Russia’s ombudsman for human rights, Vladimir V. Lukin, noted Tuesday that three years ago he organized the funeral for one of Ms. Politkovskaya’s colleagues, the editor of Novaya Gazeta, Yuri Shchekochikhin, who suffered a fatal allergic reaction to an unknown substance assumed to be a poison.
“Now, it happens again,” said Mr. Lukin, one of the few government officials to attend the funeral on Tuesday, though he is hardly one of the highest rank.
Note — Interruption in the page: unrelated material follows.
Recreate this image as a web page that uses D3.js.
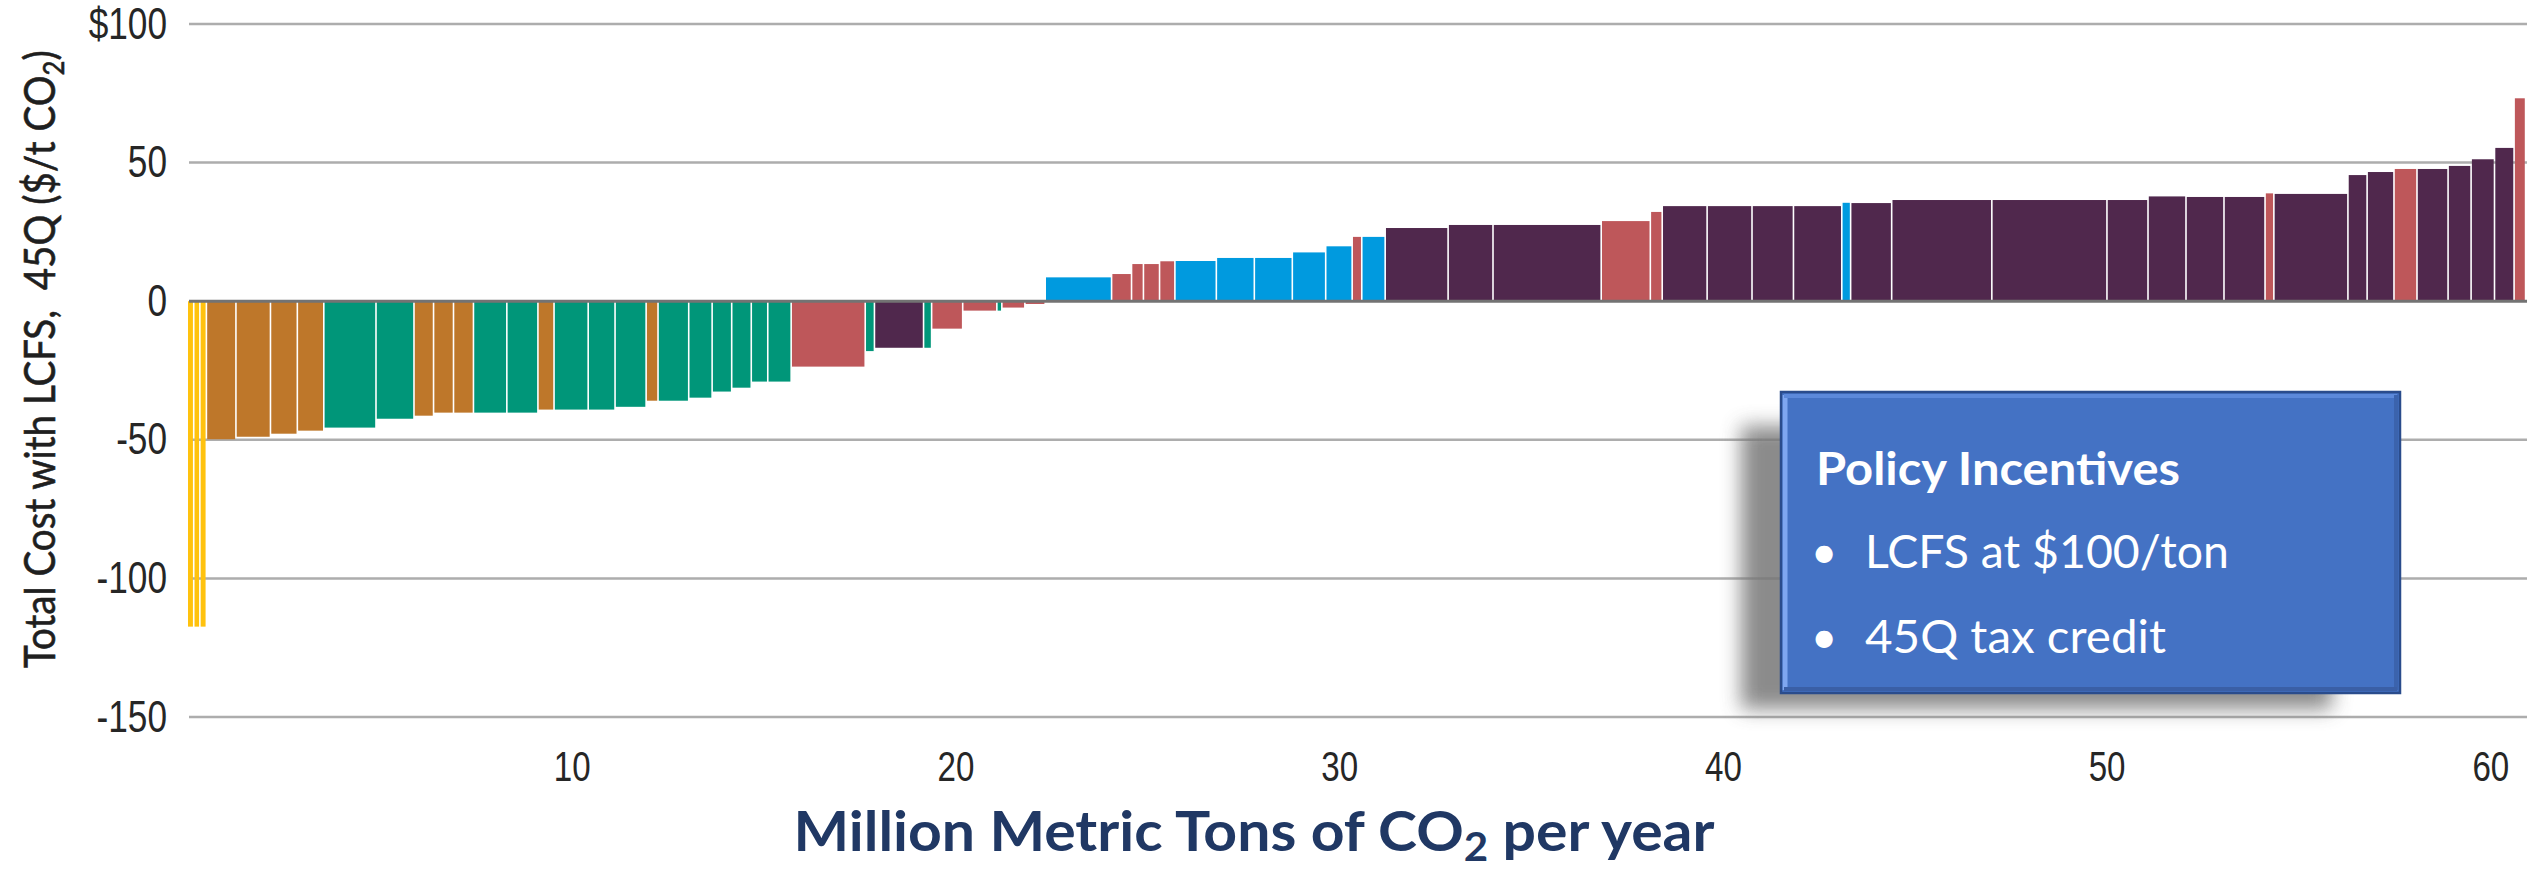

Ms. Politkovskaya’s funeral, in fact, displayed the deep divisions in today’s Russia between those in power and those not. The mourners included her family and friends, colleagues and politicians, though almost all from outside the center of power, and several foreign diplomats, including Ambassador William J. Burns of the United States, whose governments have denounced her killing far more forcefully than Mr. Putin or any other senior government leaders here.
Mr. Putin, traveling in Germany, spoke about her death publicly for the first time on Tuesday, a day after the Kremlin reported that he assured President Bush in a telephone conversation that there would be a thorough investigation. He called her killing “a crime of loathsome brutality.”
Then he went on. “I think that journalists should be aware that her influence on political life was extremely insignificant in scale,” Mr. Putin said, according to the news agency Interfax. “She was known in journalist and human rights circles, but her influence on political life in Russia was minimal.”
Some of those at the cemetery agreed, though hardly in the sense that Mr. Putin intended. “Our press long ago lost any influence over society,” said Obdurashid Saidov, a journalist from Dagestan, a troubled southern republic.
Ms. Politkovskaya became famous for her investigations of the war in Chechnya and its messy, bloody consequences across the Northern Caucasus. Her reports — in Novaya Gazeta and in a book published in 2002 and called “The Second Chechen War” in Russian and “A Small Corner of Hell: Dispatches from Chechnya” in its English translation — served like few others in Russia to challenge the official view of the conflict.
And yet, as the war ground on, as Russia moved on, and as some Chechen separatists carried out terrorist acts, attacking theatergoers in Moscow and school children in Beslan, fewer Russians seemed interested in reading about the brutalities of the federal forces that she exposed.
The motive for her killing remains a mystery, though few doubt it was related to her work. Alternative theories have emerged. Some have suggested a dark conspiracy by the Kremlin’s opponents to kill her in order to provoke public protests, like those that followed the killing of a prominent journalist in Ukraine, Georgy Gongadze, whose murder in 2000 became a rallying cry of the “Orange Revolution” that swept that country in 2004.
One proponent of that line of thinking seems to be Mr. Putin himself. “We have information, and it is reliable,” he said in Dresden on Tuesday, “that many people hiding from Russian justice have long been nurturing the idea of sacrificing somebody in order to create a wave of anti-Russian feeling in the world.”
The hall where Ms. Politkovskaya’s coffin lay Tuesday had a capacity of 1,000; hundreds more lined up outside. After a few short eulogies, they filed past, laying flowers in piles that grew high and higher, and then dispersed in the rain.